[REQUIRED TASK] Print the lines of the data, starting with the first, up to and including the line where "const BE_STEP = 0.1;" appears.

[SOURCE EXCERPT]
☆ ☆ ☆
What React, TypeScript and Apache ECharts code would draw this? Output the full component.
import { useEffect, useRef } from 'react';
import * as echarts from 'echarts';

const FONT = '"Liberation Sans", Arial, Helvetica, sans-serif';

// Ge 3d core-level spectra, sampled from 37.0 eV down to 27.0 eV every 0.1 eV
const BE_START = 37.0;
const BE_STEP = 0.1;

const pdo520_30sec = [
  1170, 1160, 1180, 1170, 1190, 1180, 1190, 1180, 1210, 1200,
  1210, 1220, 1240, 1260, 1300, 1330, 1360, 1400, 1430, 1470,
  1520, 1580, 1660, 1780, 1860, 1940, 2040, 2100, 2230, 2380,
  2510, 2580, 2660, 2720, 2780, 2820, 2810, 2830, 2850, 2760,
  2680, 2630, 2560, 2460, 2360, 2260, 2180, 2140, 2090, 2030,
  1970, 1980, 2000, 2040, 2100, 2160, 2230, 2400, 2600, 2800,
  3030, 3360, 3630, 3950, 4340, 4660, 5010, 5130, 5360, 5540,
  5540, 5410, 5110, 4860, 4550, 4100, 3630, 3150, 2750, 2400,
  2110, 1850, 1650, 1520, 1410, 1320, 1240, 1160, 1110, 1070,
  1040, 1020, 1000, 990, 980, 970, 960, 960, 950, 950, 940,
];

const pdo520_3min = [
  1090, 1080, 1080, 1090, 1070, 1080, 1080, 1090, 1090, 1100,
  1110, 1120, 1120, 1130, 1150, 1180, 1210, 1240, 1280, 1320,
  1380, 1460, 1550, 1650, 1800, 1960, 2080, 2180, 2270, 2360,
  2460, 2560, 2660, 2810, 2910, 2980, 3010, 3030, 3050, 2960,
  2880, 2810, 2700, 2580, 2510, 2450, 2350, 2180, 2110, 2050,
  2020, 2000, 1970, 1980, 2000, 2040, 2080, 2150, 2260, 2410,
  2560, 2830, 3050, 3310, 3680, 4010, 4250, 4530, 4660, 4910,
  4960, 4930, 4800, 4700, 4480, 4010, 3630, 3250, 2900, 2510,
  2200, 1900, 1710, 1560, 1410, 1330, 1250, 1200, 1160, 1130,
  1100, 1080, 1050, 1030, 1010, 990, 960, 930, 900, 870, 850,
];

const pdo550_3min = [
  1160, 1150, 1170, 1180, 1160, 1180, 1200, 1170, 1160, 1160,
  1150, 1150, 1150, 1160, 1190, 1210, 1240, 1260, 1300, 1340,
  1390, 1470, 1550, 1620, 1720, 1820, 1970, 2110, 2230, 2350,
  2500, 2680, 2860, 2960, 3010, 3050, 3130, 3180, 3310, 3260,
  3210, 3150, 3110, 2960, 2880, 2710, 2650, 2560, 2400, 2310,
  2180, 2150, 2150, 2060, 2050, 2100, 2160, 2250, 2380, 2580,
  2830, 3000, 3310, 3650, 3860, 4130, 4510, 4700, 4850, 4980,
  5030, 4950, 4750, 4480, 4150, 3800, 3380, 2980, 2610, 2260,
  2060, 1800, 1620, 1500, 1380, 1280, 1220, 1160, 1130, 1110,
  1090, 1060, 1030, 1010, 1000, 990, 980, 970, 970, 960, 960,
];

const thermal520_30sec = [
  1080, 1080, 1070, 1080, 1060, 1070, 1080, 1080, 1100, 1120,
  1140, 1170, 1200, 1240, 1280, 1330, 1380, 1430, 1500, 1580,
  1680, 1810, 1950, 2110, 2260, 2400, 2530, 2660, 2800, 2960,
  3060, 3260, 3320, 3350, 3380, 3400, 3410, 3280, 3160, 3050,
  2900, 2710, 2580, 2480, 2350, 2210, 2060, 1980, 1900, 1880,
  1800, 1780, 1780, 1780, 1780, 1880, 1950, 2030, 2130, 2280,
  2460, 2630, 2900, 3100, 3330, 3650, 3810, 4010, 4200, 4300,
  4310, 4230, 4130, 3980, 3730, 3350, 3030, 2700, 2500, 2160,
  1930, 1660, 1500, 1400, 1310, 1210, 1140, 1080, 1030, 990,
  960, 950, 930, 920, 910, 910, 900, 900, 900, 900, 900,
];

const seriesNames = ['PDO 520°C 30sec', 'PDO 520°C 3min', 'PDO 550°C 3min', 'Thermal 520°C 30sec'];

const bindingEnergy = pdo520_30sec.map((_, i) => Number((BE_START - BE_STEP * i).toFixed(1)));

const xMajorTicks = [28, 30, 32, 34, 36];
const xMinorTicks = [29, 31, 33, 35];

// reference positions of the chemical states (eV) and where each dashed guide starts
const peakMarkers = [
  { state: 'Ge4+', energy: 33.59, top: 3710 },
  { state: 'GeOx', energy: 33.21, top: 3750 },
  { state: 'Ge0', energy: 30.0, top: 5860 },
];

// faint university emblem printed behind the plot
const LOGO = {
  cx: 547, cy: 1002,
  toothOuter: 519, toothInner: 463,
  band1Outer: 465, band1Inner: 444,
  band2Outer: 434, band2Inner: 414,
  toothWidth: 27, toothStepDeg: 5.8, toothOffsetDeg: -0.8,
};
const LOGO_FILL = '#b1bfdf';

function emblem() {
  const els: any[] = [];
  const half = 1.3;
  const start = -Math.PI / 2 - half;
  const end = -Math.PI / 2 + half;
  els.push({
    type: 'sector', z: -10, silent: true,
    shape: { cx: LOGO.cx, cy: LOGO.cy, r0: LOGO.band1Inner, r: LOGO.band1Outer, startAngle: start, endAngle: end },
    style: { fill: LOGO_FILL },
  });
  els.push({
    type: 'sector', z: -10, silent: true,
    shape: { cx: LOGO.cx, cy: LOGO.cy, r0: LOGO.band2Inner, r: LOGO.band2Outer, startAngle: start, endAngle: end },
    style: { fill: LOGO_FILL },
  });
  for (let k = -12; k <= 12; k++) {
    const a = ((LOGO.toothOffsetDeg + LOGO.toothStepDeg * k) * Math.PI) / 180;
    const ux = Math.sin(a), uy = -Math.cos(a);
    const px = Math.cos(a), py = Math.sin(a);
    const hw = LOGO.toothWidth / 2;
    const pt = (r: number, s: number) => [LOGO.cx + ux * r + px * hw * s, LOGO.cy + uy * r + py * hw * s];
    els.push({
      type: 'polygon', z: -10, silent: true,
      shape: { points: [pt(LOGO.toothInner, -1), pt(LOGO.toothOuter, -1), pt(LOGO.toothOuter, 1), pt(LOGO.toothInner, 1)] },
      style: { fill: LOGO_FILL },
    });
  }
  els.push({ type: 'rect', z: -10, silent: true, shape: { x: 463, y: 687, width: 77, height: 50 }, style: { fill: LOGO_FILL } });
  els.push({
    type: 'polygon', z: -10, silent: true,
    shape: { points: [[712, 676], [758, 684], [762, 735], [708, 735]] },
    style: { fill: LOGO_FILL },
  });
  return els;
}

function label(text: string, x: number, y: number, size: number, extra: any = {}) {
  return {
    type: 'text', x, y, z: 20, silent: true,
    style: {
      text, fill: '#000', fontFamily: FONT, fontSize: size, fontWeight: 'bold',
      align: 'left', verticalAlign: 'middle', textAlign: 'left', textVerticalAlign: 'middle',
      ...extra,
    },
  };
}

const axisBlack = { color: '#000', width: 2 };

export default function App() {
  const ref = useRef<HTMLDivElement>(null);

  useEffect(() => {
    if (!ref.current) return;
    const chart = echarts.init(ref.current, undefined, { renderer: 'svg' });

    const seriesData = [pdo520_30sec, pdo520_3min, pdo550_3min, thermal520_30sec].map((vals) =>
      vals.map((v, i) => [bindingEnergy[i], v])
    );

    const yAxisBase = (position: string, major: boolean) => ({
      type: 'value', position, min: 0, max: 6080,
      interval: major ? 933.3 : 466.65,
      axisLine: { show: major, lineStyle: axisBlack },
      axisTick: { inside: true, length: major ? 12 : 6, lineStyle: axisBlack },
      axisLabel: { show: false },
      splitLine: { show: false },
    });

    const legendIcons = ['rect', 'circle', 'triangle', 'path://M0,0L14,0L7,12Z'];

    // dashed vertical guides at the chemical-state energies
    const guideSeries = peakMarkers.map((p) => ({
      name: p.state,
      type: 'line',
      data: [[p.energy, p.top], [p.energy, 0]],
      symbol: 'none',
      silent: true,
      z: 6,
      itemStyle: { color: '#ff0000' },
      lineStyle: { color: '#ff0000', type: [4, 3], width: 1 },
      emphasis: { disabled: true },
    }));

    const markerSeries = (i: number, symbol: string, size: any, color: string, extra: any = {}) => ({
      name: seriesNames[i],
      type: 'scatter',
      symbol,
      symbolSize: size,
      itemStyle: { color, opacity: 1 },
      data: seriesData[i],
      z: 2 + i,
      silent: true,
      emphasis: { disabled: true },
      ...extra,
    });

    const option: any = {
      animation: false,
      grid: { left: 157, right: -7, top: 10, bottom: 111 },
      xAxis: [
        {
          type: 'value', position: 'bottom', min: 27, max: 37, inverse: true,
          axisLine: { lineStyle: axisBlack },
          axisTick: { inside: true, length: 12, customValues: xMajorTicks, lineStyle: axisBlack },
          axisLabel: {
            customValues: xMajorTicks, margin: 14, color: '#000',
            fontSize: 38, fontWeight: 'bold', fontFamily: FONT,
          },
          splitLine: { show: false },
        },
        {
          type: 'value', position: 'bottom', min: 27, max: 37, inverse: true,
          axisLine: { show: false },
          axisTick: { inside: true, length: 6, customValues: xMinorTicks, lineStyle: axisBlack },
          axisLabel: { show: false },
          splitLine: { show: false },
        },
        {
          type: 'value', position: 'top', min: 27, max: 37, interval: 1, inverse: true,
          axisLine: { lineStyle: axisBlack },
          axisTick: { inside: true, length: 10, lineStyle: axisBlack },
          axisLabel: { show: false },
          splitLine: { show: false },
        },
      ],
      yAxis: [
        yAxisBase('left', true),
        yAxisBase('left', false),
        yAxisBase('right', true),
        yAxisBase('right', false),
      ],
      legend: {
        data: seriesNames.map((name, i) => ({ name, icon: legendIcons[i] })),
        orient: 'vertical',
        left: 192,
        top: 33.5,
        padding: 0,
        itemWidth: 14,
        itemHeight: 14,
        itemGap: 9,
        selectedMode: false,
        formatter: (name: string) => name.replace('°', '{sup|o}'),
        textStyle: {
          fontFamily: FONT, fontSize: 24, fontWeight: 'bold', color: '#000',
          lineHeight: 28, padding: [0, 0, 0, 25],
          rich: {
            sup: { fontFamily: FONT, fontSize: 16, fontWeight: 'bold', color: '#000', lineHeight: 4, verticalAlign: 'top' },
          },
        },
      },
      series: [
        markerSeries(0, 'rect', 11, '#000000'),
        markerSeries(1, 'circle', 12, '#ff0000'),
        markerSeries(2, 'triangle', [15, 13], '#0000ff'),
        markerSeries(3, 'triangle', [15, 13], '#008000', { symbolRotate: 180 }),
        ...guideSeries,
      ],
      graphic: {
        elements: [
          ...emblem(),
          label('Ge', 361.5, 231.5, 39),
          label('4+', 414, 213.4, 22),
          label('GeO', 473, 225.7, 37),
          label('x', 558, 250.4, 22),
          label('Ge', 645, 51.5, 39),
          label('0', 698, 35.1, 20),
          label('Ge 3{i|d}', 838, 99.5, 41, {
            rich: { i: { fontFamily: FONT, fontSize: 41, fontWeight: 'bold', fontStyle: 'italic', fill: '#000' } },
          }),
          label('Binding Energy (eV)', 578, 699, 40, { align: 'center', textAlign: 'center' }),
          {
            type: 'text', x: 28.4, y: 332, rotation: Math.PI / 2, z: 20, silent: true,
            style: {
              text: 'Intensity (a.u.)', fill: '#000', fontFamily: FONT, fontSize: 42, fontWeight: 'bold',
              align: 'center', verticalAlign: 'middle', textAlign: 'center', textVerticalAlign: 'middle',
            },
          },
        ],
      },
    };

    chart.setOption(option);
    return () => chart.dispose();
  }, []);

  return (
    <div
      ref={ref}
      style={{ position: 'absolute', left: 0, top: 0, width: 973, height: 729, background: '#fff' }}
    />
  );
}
☆ ☆ ☆
[TASK OUTPUT]
What React, TypeScript and Apache ECharts code would draw this? Output the full component.
import { useEffect, useRef } from 'react';
import * as echarts from 'echarts';

const FONT = '"Liberation Sans", Arial, Helvetica, sans-serif';

// Ge 3d core-level spectra, sampled from 37.0 eV down to 27.0 eV every 0.1 eV
const BE_START = 37.0;
const BE_STEP = 0.1;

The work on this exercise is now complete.